* Your instructions *
From the first line of the data below through the line holding "const fmtPct = v", output each line exactly and leave the pictures out.
-- start Supplied records --
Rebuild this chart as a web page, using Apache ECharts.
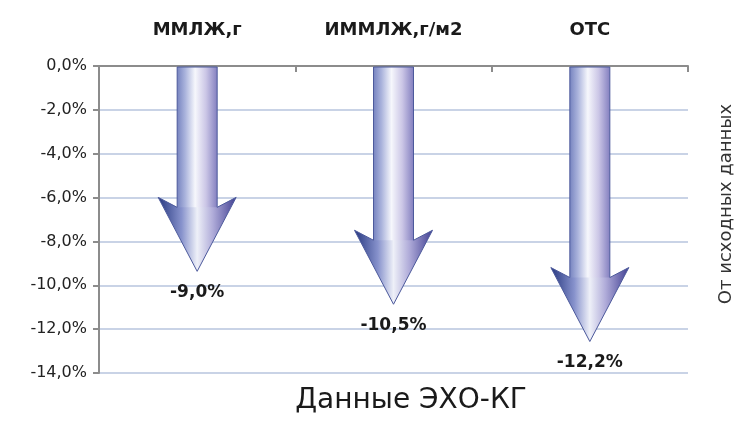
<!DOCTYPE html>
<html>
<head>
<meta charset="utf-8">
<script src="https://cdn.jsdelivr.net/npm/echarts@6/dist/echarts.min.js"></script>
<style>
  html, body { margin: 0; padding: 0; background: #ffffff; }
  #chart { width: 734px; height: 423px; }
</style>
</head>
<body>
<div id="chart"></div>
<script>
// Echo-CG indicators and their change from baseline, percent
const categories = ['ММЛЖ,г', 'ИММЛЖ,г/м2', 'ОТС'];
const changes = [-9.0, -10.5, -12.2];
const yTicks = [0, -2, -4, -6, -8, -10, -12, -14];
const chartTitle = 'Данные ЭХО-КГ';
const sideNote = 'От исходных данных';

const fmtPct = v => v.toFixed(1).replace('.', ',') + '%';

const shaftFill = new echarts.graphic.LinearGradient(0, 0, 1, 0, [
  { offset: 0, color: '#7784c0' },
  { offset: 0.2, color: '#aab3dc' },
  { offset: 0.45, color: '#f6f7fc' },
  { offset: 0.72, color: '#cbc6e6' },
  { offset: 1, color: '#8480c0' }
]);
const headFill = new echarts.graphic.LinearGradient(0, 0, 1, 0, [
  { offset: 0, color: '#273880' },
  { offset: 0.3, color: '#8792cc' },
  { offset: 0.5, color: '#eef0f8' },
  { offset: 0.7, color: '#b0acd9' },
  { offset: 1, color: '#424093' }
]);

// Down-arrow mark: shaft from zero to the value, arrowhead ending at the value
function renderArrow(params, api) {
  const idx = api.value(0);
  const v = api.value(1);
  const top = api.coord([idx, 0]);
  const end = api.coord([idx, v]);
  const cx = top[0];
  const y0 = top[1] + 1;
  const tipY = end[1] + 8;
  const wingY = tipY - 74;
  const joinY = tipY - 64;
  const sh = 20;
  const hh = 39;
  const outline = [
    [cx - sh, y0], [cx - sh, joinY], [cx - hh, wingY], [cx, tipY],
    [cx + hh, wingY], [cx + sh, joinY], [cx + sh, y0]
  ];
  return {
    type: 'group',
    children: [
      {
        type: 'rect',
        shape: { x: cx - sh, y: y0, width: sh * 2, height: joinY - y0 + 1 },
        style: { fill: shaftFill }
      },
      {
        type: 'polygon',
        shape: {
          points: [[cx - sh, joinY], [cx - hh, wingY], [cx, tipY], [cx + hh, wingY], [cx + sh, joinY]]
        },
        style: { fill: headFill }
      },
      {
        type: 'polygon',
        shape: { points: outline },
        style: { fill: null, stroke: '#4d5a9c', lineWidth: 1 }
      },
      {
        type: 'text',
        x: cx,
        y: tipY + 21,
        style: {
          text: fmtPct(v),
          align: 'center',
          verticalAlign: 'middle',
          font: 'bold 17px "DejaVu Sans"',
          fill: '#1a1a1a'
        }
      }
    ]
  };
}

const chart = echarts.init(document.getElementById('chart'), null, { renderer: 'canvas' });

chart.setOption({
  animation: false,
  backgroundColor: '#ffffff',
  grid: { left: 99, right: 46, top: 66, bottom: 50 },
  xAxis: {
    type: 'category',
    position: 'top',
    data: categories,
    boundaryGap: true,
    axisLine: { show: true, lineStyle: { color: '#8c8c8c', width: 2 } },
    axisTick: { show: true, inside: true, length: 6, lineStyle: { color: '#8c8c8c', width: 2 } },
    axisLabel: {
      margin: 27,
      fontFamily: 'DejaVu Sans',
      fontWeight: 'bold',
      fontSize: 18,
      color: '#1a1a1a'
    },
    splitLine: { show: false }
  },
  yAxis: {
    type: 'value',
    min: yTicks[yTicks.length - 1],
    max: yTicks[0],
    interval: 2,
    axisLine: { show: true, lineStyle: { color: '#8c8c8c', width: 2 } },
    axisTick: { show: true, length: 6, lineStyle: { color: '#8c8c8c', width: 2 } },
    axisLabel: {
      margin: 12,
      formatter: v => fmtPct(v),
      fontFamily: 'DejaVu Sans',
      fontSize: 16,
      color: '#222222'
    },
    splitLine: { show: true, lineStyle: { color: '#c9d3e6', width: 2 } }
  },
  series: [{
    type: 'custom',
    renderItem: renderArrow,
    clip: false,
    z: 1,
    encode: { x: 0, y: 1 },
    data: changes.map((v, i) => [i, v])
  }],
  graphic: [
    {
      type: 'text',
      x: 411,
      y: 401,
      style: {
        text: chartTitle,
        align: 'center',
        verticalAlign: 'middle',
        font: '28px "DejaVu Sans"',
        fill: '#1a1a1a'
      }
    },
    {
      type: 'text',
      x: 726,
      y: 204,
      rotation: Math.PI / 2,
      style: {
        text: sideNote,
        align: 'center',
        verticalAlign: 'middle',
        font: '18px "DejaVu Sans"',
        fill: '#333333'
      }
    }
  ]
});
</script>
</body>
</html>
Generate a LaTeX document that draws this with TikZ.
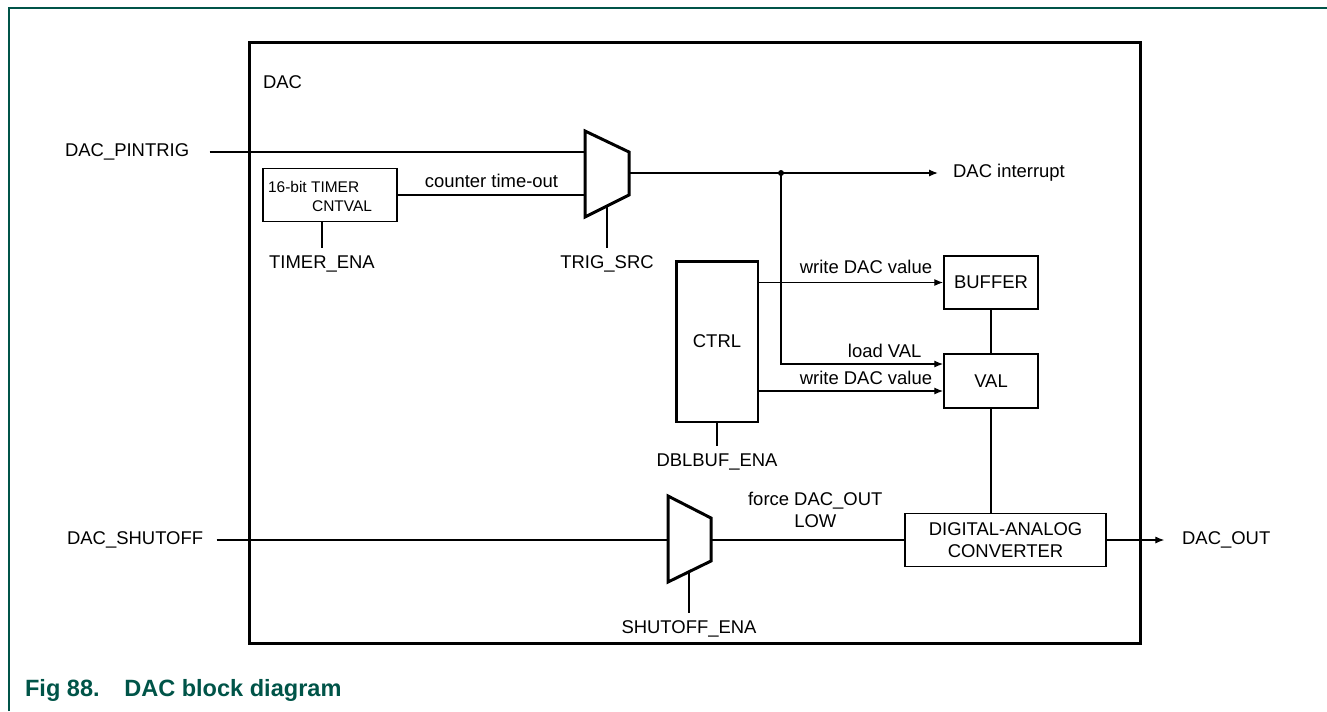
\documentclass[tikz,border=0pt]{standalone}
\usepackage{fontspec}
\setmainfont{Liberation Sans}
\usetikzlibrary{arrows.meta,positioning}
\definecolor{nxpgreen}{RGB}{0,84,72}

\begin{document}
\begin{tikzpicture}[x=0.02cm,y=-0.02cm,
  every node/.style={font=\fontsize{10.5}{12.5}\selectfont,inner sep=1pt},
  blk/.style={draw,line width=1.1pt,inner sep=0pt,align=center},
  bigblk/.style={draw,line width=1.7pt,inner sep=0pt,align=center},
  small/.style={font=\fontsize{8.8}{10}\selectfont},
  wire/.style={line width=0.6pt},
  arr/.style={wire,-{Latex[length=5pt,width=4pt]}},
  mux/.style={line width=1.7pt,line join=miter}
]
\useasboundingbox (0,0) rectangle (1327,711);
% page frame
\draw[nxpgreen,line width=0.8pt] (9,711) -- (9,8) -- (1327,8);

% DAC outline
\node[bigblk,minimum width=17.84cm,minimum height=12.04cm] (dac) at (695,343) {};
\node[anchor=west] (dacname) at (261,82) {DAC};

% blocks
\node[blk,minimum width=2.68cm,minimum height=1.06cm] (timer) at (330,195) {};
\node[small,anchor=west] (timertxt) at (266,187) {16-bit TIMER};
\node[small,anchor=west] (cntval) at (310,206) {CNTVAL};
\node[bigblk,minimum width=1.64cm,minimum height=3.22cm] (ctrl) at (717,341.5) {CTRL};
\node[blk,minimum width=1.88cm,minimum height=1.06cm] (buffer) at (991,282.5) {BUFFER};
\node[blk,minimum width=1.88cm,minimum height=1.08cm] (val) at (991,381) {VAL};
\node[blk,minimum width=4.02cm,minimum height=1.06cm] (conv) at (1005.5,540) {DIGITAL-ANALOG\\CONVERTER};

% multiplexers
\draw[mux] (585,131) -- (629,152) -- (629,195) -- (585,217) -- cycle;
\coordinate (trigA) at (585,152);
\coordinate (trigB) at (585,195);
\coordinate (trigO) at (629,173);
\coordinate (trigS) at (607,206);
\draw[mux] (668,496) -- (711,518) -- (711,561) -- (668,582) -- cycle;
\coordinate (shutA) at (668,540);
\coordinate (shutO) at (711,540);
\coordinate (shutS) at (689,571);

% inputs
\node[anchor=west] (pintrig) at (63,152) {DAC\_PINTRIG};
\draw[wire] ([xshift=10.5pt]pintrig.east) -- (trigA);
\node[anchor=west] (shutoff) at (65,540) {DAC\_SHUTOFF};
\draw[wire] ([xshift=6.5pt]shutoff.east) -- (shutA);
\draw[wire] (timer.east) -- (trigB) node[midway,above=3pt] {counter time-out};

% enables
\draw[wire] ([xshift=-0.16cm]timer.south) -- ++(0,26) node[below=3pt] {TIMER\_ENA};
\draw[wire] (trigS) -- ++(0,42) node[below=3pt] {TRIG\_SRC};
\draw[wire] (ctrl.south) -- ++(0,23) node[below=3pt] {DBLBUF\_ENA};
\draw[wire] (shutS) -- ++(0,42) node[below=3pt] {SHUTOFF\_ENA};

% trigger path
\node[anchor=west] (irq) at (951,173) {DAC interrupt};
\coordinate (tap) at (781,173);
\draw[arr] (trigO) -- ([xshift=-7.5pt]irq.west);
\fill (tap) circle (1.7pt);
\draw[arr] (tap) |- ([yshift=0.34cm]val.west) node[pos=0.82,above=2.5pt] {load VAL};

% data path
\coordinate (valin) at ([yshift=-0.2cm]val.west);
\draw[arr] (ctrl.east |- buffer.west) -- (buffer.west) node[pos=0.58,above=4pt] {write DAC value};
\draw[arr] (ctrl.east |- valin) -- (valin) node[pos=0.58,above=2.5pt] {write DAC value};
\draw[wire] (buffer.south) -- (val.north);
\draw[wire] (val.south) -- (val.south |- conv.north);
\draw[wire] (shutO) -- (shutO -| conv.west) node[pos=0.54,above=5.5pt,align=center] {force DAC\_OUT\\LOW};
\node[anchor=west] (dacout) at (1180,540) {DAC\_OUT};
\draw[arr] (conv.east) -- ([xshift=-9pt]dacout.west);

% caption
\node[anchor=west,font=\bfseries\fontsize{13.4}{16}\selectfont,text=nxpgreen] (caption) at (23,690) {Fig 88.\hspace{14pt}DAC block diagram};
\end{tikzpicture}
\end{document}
-- end Supplied records --
* Expected answer *
Rebuild this chart as a web page, using Apache ECharts.
<!DOCTYPE html>
<html>
<head>
<meta charset="utf-8">
<script src="https://cdn.jsdelivr.net/npm/echarts@6/dist/echarts.min.js"></script>
<style>
  html, body { margin: 0; padding: 0; background: #ffffff; }
  #chart { width: 734px; height: 423px; }
</style>
</head>
<body>
<div id="chart"></div>
<script>
// Echo-CG indicators and their change from baseline, percent
const categories = ['ММЛЖ,г', 'ИММЛЖ,г/м2', 'ОТС'];
const changes = [-9.0, -10.5, -12.2];
const yTicks = [0, -2, -4, -6, -8, -10, -12, -14];
const chartTitle = 'Данные ЭХО-КГ';
const sideNote = 'От исходных данных';

const fmtPct = v => v.toFixed(1).replace('.', ',') + '%';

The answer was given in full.